People react to discrimination in different ways. Some take it in a quiet silence. Some want to educate. Some get angry and express that anger. Some want to build bridges.
I hear people say, "This is America. If you don't like it, leave." My first response to that is usually quite expletive ridden. This my America, too. I love my country. I love the dream I've always believed it can be. That doesn't mean I blindly follow any one person of any party. That doesn't mean I don't recognize we've done HORRIBLE things to people throughout our history.
Silence at times can be deafening. We’re told we have to remember that not everyone posts on FB. Not everyone comments. Many don't like being "political." That in and of itself, however, is privilege. Many of us are "political" because the same rights that others take for granted are ones we have fought and bled for. We learn to accept the racist, homophobic, transphobic and misogynist things we see online because that's always been a part of life. "That's just talk," or "I'm not going to agree with everything someone says."
So..what's the solution?

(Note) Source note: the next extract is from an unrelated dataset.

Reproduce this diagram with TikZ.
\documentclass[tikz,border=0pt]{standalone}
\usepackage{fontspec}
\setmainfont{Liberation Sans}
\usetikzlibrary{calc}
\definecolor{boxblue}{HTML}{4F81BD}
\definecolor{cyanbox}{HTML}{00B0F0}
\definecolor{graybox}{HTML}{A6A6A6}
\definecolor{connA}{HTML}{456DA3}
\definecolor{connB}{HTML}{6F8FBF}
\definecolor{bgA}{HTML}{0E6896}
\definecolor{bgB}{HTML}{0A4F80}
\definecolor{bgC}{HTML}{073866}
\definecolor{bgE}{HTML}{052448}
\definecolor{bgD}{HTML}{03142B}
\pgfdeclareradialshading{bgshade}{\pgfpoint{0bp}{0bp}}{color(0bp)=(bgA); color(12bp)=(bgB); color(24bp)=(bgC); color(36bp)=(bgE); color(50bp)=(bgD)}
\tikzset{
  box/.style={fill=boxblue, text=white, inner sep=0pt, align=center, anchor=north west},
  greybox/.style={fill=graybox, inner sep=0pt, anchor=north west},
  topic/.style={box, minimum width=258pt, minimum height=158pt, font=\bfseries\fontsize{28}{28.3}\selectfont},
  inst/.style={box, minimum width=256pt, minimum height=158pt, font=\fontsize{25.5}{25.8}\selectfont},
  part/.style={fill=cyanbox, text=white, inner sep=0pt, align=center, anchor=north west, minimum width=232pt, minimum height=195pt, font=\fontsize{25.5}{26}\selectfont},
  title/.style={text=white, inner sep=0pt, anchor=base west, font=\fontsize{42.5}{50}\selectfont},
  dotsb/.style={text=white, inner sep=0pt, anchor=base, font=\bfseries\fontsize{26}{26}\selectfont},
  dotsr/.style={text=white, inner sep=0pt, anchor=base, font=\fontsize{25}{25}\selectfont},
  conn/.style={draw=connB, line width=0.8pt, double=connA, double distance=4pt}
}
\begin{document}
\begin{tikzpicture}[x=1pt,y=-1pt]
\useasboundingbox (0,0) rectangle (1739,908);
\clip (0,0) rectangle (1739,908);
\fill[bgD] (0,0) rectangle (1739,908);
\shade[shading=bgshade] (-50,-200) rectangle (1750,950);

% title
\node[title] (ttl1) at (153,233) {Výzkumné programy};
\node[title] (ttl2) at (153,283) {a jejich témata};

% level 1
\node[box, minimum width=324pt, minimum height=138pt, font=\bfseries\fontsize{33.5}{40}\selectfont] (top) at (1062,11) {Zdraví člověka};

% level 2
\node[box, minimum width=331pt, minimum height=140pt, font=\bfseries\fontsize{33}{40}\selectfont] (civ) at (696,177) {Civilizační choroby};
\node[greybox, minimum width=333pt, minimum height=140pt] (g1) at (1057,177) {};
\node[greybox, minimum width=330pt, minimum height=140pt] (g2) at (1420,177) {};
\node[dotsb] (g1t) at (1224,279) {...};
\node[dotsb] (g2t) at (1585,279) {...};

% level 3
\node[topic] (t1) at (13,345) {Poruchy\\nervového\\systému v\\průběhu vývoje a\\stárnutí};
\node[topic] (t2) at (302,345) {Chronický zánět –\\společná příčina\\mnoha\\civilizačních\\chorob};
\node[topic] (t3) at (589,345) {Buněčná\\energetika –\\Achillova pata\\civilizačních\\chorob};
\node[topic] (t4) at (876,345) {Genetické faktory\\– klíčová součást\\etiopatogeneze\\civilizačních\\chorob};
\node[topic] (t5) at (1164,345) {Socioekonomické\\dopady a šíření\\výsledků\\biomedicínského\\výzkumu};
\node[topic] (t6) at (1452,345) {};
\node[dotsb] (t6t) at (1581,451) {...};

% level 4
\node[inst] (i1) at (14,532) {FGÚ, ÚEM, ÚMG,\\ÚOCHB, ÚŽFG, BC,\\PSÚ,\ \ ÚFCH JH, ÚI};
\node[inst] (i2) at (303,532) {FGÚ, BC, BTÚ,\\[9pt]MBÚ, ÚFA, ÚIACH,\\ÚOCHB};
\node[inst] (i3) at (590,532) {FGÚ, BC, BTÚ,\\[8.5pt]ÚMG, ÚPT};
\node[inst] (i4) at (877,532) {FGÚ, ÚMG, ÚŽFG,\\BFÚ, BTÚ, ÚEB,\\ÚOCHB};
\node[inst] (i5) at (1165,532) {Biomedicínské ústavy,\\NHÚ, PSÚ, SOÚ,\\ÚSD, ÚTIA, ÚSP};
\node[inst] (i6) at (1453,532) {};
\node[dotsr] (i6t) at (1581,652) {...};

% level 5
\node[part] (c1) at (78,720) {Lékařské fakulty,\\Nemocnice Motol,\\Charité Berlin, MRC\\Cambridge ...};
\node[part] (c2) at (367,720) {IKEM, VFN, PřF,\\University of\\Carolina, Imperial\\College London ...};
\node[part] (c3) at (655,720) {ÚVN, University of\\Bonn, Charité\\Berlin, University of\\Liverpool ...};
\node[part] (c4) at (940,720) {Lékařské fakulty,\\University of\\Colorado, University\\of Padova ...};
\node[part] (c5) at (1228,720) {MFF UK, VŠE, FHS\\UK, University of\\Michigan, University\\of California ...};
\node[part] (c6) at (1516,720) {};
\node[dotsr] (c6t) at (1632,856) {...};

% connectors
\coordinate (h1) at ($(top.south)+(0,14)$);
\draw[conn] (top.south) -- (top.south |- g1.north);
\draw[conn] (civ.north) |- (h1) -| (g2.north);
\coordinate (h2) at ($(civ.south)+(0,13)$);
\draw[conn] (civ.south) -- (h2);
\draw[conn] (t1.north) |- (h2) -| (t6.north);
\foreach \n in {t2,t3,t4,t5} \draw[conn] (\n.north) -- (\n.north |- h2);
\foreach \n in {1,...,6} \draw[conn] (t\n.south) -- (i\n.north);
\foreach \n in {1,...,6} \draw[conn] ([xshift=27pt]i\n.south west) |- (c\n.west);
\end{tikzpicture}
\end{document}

It's not an easy one. First, we have to admit that we're not perfect. Those of us with privilege tend to live in a bubble of it and have no comprehension of being outside of it. We tend to only want to reinforce our vision of the world.

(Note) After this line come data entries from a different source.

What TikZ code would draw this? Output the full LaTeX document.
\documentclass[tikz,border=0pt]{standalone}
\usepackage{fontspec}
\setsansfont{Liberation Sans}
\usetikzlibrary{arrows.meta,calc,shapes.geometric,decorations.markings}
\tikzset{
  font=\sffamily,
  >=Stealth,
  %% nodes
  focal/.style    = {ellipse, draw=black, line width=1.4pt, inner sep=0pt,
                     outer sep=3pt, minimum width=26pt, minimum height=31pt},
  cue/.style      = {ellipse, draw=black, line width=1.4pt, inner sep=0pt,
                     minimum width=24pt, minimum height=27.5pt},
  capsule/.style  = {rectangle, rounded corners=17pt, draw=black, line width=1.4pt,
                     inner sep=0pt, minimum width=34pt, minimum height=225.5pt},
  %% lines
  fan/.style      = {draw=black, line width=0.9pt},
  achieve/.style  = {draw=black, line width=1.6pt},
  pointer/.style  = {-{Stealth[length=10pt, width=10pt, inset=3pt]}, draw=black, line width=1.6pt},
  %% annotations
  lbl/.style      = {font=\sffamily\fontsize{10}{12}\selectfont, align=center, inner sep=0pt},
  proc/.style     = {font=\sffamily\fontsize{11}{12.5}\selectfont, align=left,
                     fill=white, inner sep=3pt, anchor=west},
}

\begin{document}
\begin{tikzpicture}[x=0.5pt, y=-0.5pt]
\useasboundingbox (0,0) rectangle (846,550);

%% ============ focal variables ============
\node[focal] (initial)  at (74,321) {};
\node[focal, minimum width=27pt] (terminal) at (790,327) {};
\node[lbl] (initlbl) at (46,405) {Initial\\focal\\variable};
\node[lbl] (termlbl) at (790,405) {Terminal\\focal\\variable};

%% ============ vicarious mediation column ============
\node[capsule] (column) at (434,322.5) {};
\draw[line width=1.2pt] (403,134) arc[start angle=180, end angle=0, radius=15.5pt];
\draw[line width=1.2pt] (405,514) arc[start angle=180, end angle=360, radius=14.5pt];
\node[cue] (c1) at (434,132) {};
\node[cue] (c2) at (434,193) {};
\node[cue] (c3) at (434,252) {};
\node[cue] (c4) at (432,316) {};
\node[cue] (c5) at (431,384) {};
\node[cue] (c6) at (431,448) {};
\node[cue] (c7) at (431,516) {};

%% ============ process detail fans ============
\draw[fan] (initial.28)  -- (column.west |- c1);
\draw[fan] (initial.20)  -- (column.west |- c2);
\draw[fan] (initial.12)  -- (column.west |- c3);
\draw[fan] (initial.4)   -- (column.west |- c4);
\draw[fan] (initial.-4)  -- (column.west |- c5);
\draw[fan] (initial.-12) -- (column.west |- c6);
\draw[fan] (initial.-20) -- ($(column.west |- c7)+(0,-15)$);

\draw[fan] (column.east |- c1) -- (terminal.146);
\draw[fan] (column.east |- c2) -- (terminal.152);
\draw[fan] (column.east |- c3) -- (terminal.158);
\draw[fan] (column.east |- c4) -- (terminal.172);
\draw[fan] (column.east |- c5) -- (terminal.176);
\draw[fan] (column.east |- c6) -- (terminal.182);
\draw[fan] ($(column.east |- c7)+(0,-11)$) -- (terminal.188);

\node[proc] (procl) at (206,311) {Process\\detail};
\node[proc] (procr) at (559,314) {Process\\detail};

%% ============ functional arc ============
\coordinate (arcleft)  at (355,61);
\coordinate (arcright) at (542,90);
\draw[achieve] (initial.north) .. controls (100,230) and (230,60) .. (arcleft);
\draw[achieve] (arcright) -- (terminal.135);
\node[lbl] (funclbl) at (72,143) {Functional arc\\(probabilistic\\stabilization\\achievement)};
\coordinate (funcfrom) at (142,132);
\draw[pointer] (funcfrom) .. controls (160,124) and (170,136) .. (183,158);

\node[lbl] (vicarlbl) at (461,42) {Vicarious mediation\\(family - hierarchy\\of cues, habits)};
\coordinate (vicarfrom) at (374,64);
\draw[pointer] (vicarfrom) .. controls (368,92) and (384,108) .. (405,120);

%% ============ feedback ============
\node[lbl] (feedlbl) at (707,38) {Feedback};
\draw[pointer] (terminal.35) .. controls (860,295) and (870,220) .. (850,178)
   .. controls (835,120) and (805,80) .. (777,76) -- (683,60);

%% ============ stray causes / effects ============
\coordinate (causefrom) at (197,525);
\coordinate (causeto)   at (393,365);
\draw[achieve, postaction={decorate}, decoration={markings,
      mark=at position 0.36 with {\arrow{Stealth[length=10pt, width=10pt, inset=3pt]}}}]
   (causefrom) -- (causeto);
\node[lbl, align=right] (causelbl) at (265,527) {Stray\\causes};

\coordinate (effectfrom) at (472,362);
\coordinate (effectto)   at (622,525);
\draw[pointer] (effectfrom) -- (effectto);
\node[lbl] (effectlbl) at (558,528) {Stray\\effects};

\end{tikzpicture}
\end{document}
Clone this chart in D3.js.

We desperately want normalcy..a belief that the world is a good place and that all bad times will pass, so we ignore all we can or at minimum limit access to the contrary.
Second, we should listen to others' experiences and try to understand, even if we don't agree. There’s a significant difference between ignorance and HATE. Ignorance can be overcome through education, love and understanding. Hate needs to be contained. We’re not going to know which is in a person’s heart until we listen.
Third, if someone grows and changes their viewpoint, they should be welcomed, not shunned for the time they were wrong.
Hopefully we can all start to stop marginalizing each other. Perhaps we can start understanding more of what we have in common while also being able to embrace differences that don't hurt ourselves or others.